Malaysia Q2 GDP: Growth Weakens as Trade Moderates
Malaysia's economic landscape is losing its sheen as real GDP growth decelerates and the trade surplus declines. Q2-2023 saw significant movements in key macroeconomic indicators, as real GDP growth moderated to 2.9% y/y as merchandise exports continued to dim over the period. Malaysia’s external sector weakened as all of its key exports (palm oil, mining exports and petroleum goods) declined during the period.
Figure 1: Malaysia Real GDP Growth (%)
Source: Department of Statistics Malaysia
Malaysia’s real GDP growth disappointed in Q2-2023, coming in short of the market consensus at 2.9% y/y. This figure marked a sharp deceleration from the robust 5.6% y/y growth experienced in the previous quarter. Growth during the quarter was led by primarily two sectors - services and construction. The services sector displayed remarkable resilience, posting a 4.7% y/y increase in value-added. Noteworthy contributors included transportation and storage (13.5% y/y growth), business services (10.7% y/y), and accommodation (49.0% y/y). Conversely, the manufacturing sector's value-added growth was subdued, recording a mere 0.1% y/y increase. This could be attributed to weak electronic component output, which declined by 1.9% y/y, dragging down the overall performance of the sector. Additionally, mining and agriculture outputs also faced setbacks, with falls of 2.3% y/y and 1.1% y/y, respectively. The declines were reflective of the global economy slowing down as well, and demand for Malaysia’s key exports dimming.
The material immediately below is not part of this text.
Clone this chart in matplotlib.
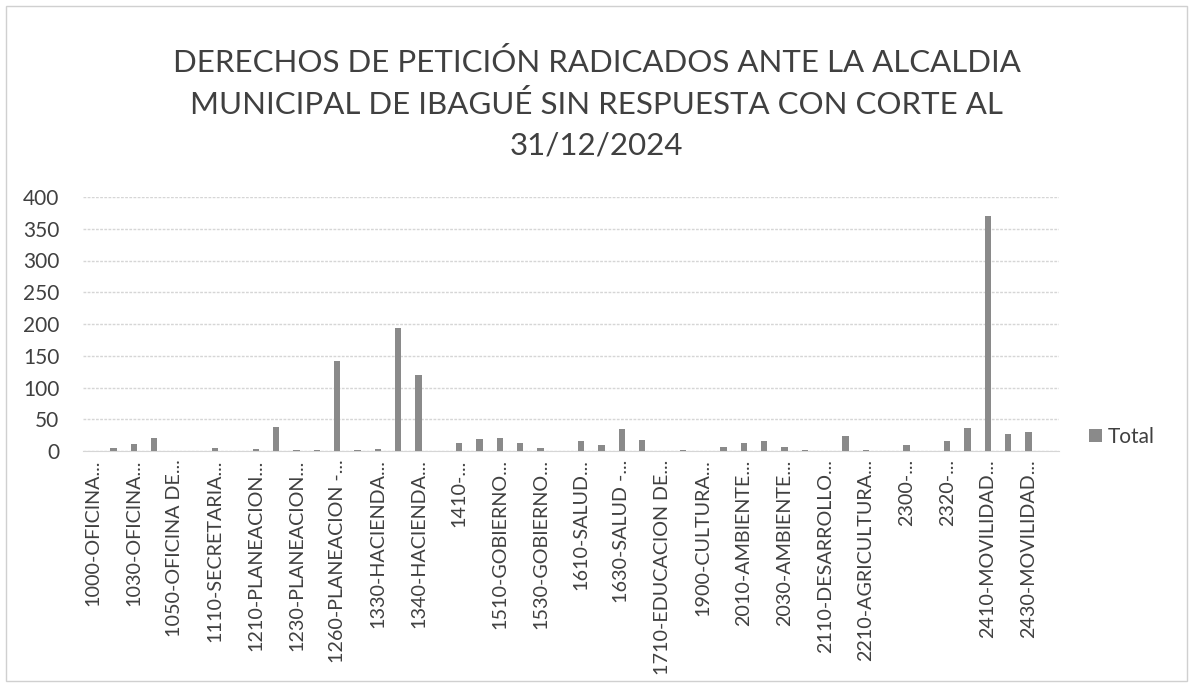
import matplotlib
matplotlib.use("Agg")
import matplotlib.pyplot as plt
import numpy as np

plt.rcParams['font.family'] = ['Lato', 'DejaVu Sans']

title = "DERECHOS DE PETICIÓN RADICADOS ANTE LA ALCALDIA\nMUNICIPAL DE IBAGUÉ SIN RESPUESTA CON CORTE AL\n31/12/2024"

# values for each of the 48 dependencias (in axis order)
values = [0, 4, 11, 20, 0, 0, 5, 0, 3, 38, 2, 2, 142, 2, 3, 194, 119, 0,
          12, 19, 21, 13, 5, 0, 16, 10, 35, 18, 0, 2, 0, 6, 12, 15, 6, 2,
          0, 24, 1, 0, 10, 0, 15, 37, 370, 26, 30, 0]

# visible (every second) category labels
tick_labels = ["1000-OFICINA...", "1030-OFICINA...", "1050-OFICINA DE...",
               "1110-SECRETARIA...", "1210-PLANEACION...", "1230-PLANEACION...",
               "1260-PLANEACION -...", "1330-HACIENDA...", "1340-HACIENDA...",
               "1410-...", "1510-GOBIERNO...", "1530-GOBIERNO...",
               "1610-SALUD...", "1630-SALUD -...", "1710-EDUCACION DE...",
               "1900-CULTURA...", "2010-AMBIENTE...", "2030-AMBIENTE...",
               "2110-DESARROLLO...", "2210-AGRICULTURA...", "2300-...",
               "2320-...", "2410-MOVILIDAD...", "2430-MOVILIDAD..."]

yticks = [0, 50, 100, 150, 200, 250, 300, 350, 400]
series_name = "Total"

W, H = 1193, 687
fig = plt.figure(figsize=(W / 100, H / 100), dpi=100)
fig.patch.set_facecolor("white")

# chart area border
fig.add_artist(plt.Rectangle((6 / W, 6 / H), 1 - 12 / W, 1 - 12 / H,
                             transform=fig.transFigure, fill=False,
                             edgecolor="#d0d0d0", lw=1))

left, right, top, bottom = 83, 1059, 197, 451
ax = fig.add_axes([left / W, 1 - bottom / H, (right - left) / W, (bottom - top) / H])

x = np.arange(len(values))
ax.bar(x, values, width=0.32, color="#8a8a8a", label=series_name, zorder=3)

ax.set_xlim(-0.5, len(values) - 0.5)
ax.set_ylim(0, 400)
ax.set_yticks(yticks)
ax.set_yticklabels([str(v) for v in yticks], fontsize=15, color="#404040")
ax.set_xticks(x[::2])
ax.set_xticklabels(tick_labels, rotation=90, fontsize=14.2, color="#404040")
ax.tick_params(axis="both", length=0)
ax.tick_params(axis="y", pad=17)
ax.tick_params(axis="x", pad=6)

ax.grid(axis="y", color="#d6d6d6", lw=1, ls=(0, (2, 1)), zorder=0)
for s in ["top", "right", "left"]:
    ax.spines[s].set_visible(False)
ax.spines["bottom"].set_color("#d6d6d6")

fig.text(0.5, 1 - 104 / H, title, ha="center", va="center",
         fontsize=22.5, color="#404040", linespacing=1.55)

leg = ax.legend(loc="center left", bbox_to_anchor=(1.012, 0.055), frameon=False,
                fontsize=15, handlelength=0.6, handleheight=0.6, handletextpad=0.3)
for t in leg.get_texts():
    t.set_color("#404040")

fig.savefig("out.png", dpi=100)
Figure 2: Malaysia Import and Export Growth (% y/y)
Source: Department of Statistics Malaysia
On the demand side, private consumption and gross fixed capital formation were the primary drivers of growth, rising by 4.3% y/y and 2.5% y/y, respectively. Meanwhile, government final consumption increased by 3.8% y/y, indicating some degree of public sector support for economic activity. However, exports continued to be a stumbling block, declining by 9.4% y/y. This was partially offset by a 9.7% y/y decrease in imports, which mitigated the overall impact on growth.
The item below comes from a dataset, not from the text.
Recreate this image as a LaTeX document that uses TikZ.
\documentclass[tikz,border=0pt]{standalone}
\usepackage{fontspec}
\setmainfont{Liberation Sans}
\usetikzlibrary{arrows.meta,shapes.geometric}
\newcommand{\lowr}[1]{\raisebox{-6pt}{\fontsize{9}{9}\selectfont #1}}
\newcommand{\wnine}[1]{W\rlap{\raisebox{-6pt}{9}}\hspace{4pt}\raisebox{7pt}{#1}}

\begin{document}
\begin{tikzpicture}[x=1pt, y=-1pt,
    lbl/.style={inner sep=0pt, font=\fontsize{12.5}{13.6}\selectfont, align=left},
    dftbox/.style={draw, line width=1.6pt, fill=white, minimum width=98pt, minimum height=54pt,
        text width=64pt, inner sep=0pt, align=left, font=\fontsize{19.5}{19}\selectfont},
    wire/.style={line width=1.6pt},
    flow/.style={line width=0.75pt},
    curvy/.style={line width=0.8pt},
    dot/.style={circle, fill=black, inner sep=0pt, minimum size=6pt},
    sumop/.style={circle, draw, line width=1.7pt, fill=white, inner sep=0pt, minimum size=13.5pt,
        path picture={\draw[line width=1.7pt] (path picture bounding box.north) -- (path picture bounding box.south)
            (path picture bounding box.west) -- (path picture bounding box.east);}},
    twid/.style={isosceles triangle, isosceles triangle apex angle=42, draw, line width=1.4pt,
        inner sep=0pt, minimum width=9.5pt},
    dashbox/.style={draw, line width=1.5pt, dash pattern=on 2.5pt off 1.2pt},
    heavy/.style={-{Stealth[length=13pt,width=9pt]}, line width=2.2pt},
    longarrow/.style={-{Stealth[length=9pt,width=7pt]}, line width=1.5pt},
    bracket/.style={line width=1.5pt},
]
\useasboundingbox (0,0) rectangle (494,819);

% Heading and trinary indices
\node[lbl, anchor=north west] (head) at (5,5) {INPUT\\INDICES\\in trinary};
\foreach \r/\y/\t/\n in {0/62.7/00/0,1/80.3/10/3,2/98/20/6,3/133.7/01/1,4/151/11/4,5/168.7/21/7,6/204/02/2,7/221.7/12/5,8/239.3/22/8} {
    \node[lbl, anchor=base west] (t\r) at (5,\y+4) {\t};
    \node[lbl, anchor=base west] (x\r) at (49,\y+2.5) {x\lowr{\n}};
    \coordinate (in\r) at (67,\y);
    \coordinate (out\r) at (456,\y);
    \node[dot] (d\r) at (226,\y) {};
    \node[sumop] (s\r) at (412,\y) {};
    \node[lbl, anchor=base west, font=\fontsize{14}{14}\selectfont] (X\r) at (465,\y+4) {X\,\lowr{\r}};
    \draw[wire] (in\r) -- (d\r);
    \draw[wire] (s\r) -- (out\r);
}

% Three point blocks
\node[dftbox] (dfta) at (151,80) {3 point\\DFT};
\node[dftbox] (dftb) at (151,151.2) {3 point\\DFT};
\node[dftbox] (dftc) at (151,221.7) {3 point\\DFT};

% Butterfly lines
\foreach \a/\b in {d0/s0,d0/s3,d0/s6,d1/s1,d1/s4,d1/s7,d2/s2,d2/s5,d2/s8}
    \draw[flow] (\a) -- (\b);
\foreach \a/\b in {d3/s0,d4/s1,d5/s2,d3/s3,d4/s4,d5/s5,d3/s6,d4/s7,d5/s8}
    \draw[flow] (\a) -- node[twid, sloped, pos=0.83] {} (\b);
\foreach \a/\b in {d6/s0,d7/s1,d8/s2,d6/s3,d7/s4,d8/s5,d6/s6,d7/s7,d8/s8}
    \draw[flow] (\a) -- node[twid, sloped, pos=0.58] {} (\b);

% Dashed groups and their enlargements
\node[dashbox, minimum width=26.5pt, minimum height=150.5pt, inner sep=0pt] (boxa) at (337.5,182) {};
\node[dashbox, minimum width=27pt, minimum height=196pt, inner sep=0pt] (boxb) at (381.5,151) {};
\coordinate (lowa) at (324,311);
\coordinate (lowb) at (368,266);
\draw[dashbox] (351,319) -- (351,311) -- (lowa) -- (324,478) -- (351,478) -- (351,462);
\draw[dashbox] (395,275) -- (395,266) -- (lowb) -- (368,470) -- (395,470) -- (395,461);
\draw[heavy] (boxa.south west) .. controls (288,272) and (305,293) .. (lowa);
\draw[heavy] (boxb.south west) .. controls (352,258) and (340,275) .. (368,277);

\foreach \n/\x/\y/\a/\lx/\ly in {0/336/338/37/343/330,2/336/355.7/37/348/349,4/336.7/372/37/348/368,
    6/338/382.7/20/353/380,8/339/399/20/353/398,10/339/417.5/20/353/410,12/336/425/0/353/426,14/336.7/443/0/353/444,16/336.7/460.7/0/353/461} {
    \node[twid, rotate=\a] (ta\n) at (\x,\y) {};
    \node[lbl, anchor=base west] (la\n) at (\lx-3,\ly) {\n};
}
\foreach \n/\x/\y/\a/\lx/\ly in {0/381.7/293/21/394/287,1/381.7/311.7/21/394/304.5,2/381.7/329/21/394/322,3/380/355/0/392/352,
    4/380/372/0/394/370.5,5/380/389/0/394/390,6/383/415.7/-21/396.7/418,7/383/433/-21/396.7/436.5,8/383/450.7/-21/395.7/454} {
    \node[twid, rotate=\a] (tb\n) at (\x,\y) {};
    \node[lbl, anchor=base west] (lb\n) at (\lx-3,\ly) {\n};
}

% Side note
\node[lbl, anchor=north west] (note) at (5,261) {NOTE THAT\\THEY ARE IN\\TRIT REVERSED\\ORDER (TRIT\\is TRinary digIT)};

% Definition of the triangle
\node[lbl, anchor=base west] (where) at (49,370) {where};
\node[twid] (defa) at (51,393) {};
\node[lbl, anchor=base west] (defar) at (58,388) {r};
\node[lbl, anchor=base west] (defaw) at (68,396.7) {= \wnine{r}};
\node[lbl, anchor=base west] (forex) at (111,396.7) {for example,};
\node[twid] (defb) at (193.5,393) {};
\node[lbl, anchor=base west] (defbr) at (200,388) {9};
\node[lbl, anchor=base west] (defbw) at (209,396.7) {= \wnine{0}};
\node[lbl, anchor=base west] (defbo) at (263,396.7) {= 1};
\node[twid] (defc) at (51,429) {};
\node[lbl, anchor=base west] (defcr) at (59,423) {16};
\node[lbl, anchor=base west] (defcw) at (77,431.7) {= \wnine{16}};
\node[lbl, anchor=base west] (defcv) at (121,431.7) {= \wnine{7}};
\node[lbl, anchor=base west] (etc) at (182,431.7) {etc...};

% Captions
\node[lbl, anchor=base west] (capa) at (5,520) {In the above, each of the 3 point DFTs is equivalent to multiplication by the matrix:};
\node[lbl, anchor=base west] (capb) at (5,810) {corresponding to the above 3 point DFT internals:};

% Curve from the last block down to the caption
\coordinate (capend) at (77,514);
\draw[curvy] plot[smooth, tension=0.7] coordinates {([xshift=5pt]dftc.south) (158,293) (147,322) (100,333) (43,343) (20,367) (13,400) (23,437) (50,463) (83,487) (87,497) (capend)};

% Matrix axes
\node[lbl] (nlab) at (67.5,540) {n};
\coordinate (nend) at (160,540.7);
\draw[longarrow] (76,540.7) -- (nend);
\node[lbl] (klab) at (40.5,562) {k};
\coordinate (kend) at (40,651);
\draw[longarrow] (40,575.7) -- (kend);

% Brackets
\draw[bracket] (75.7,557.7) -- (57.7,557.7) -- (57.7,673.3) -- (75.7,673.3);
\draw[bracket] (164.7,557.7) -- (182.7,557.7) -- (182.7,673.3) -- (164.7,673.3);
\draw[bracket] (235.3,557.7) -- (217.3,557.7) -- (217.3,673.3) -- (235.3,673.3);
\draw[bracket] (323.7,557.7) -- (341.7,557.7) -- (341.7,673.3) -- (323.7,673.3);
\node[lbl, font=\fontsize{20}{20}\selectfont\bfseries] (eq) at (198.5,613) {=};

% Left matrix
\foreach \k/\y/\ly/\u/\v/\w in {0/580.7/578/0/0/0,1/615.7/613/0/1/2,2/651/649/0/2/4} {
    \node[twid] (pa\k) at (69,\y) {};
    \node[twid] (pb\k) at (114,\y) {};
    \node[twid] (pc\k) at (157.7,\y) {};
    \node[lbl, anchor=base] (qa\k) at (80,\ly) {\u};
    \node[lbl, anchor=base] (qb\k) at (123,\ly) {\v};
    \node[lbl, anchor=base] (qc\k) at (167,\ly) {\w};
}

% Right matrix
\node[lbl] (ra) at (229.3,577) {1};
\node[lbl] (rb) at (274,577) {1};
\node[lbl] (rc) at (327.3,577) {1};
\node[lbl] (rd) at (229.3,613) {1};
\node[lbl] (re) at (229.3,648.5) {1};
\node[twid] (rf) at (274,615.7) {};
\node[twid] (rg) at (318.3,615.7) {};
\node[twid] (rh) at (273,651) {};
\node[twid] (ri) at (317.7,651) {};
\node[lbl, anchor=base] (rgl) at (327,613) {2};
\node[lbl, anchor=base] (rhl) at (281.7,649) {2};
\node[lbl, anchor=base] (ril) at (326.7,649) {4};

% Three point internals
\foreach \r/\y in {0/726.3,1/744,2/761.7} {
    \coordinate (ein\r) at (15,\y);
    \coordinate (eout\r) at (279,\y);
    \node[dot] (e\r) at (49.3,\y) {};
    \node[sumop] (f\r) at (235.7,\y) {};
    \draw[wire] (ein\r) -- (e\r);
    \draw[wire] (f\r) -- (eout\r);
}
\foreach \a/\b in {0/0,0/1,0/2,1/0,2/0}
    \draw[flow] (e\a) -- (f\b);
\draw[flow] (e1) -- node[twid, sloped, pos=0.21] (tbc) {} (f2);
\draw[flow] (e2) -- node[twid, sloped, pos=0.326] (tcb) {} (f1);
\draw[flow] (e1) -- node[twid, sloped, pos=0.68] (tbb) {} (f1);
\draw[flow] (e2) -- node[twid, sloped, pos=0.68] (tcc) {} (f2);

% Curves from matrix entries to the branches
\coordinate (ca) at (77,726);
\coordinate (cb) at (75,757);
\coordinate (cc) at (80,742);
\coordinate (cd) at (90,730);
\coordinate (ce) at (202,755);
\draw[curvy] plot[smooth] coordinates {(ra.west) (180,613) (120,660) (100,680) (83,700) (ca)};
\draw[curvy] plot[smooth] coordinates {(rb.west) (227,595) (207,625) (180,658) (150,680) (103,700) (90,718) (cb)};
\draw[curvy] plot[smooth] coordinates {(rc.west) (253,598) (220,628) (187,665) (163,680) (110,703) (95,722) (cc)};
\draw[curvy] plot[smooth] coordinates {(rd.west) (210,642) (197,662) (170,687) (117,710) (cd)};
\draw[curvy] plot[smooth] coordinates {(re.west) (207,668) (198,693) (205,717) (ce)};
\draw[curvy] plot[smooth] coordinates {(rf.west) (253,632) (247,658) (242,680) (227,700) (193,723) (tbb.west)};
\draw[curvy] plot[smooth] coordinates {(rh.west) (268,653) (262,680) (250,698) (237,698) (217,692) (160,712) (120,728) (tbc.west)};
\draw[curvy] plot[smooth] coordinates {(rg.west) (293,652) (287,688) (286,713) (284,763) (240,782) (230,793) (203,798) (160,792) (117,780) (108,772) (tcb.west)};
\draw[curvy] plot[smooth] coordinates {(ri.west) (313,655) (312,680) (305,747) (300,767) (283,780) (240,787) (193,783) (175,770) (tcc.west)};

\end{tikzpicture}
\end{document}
Despite the modest growth in Q2 2023, challenges loom on the horizon. The deceleration in GDP growth from the previous quarter raises concerns about the sustainability of the recovery. The weak performance of the manufacturing sector, coupled with the decline in exports is likely to persist over 2023. While tourism activity is expected to rebound, contributing positively to economic expansion, the headwinds posed by sluggish exports and base effects cannot be ignored. The government's efforts to bolster investment in key sectors and enhance the business environment will likely play a pivotal role in revitalizing the economy. However, this is unlikely to provide substantial boost. Tighter global liquidity conditions coupled with a high interest rate environment suggest that investment inflow will remain muted over 2023, and could defer domestic private investment growth.